* [WRITTEN TASK] Do not include the pictures; repeat the rest of the data exactly.

── SOURCE EXCERPT ──

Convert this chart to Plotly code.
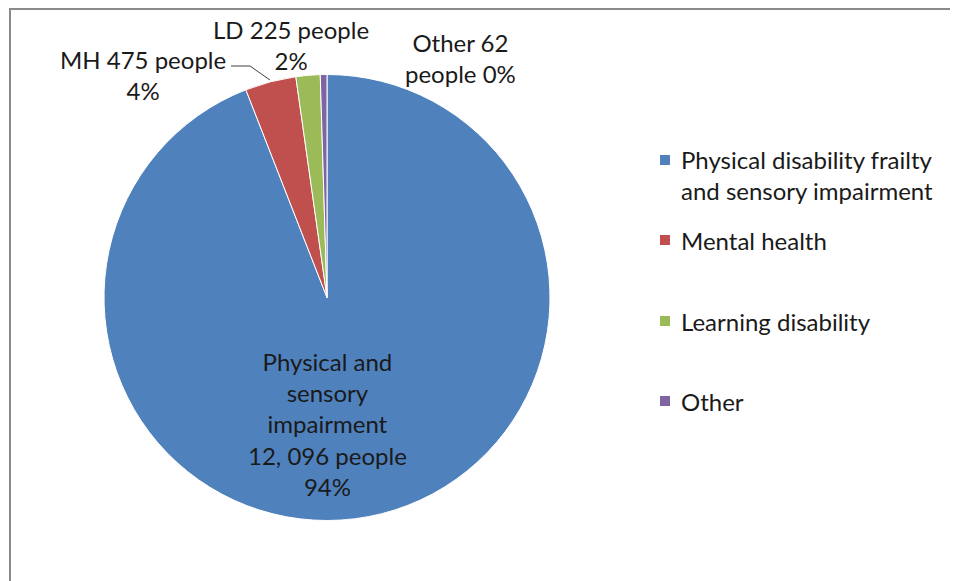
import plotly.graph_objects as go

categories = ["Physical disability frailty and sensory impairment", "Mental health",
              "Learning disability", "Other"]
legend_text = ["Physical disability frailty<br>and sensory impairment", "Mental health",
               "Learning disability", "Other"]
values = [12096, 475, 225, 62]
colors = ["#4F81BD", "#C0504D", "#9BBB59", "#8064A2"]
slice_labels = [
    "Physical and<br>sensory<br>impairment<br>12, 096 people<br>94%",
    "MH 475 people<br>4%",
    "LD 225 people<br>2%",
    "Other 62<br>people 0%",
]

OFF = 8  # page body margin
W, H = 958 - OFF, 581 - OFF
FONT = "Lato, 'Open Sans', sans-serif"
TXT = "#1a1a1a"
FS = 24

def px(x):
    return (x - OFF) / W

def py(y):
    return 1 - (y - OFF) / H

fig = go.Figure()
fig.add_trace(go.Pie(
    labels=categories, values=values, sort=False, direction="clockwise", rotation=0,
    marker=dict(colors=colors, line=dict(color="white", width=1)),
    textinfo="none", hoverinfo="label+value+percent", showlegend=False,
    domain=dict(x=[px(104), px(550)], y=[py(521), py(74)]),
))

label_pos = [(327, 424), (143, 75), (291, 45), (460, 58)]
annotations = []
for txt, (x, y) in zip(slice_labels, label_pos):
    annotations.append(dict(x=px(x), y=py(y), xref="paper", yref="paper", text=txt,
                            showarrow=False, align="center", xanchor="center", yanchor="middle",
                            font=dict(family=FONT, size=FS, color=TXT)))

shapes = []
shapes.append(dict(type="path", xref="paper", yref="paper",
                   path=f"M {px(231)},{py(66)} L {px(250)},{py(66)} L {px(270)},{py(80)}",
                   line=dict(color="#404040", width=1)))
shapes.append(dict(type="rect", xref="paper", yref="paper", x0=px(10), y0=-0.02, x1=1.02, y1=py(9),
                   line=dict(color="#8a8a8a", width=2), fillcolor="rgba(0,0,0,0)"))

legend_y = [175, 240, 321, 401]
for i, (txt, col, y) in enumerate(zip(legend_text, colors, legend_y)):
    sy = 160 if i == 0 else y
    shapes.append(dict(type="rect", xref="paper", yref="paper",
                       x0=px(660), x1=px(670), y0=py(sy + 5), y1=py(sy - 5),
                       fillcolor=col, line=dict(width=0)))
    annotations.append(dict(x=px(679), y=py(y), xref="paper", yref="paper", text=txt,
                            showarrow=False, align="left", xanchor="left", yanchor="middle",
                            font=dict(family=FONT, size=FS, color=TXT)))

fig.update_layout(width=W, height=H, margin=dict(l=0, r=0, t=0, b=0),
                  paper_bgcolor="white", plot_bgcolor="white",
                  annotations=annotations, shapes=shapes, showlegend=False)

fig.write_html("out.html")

───

* [TASK SOLUTION]
Convert this chart to Plotly code.
import plotly.graph_objects as go

categories = ["Physical disability frailty and sensory impairment", "Mental health",
              "Learning disability", "Other"]
legend_text = ["Physical disability frailty<br>and sensory impairment", "Mental health",
               "Learning disability", "Other"]
values = [12096, 475, 225, 62]
colors = ["#4F81BD", "#C0504D", "#9BBB59", "#8064A2"]
slice_labels = [
    "Physical and<br>sensory<br>impairment<br>12, 096 people<br>94%",
    "MH 475 people<br>4%",
    "LD 225 people<br>2%",
    "Other 62<br>people 0%",
]

OFF = 8  # page body margin
W, H = 958 - OFF, 581 - OFF
FONT = "Lato, 'Open Sans', sans-serif"
TXT = "#1a1a1a"
FS = 24

def px(x):
    return (x - OFF) / W

def py(y):
    return 1 - (y - OFF) / H

fig = go.Figure()
fig.add_trace(go.Pie(
    labels=categories, values=values, sort=False, direction="clockwise", rotation=0,
    marker=dict(colors=colors, line=dict(color="white", width=1)),
    textinfo="none", hoverinfo="label+value+percent", showlegend=False,
    domain=dict(x=[px(104), px(550)], y=[py(521), py(74)]),
))

label_pos = [(327, 424), (143, 75), (291, 45), (460, 58)]
annotations = []
for txt, (x, y) in zip(slice_labels, label_pos):
    annotations.append(dict(x=px(x), y=py(y), xref="paper", yref="paper", text=txt,
                            showarrow=False, align="center", xanchor="center", yanchor="middle",
                            font=dict(family=FONT, size=FS, color=TXT)))

shapes = []
shapes.append(dict(type="path", xref="paper", yref="paper",
                   path=f"M {px(231)},{py(66)} L {px(250)},{py(66)} L {px(270)},{py(80)}",
                   line=dict(color="#404040", width=1)))
shapes.append(dict(type="rect", xref="paper", yref="paper", x0=px(10), y0=-0.02, x1=1.02, y1=py(9),
                   line=dict(color="#8a8a8a", width=2), fillcolor="rgba(0,0,0,0)"))

legend_y = [175, 240, 321, 401]
for i, (txt, col, y) in enumerate(zip(legend_text, colors, legend_y)):
    sy = 160 if i == 0 else y
    shapes.append(dict(type="rect", xref="paper", yref="paper",
                       x0=px(660), x1=px(670), y0=py(sy + 5), y1=py(sy - 5),
                       fillcolor=col, line=dict(width=0)))
    annotations.append(dict(x=px(679), y=py(y), xref="paper", yref="paper", text=txt,
                            showarrow=False, align="left", xanchor="left", yanchor="middle",
                            font=dict(family=FONT, size=FS, color=TXT)))

fig.update_layout(width=W, height=H, margin=dict(l=0, r=0, t=0, b=0),
                  paper_bgcolor="white", plot_bgcolor="white",
                  annotations=annotations, shapes=shapes, showlegend=False)

fig.write_html("out.html")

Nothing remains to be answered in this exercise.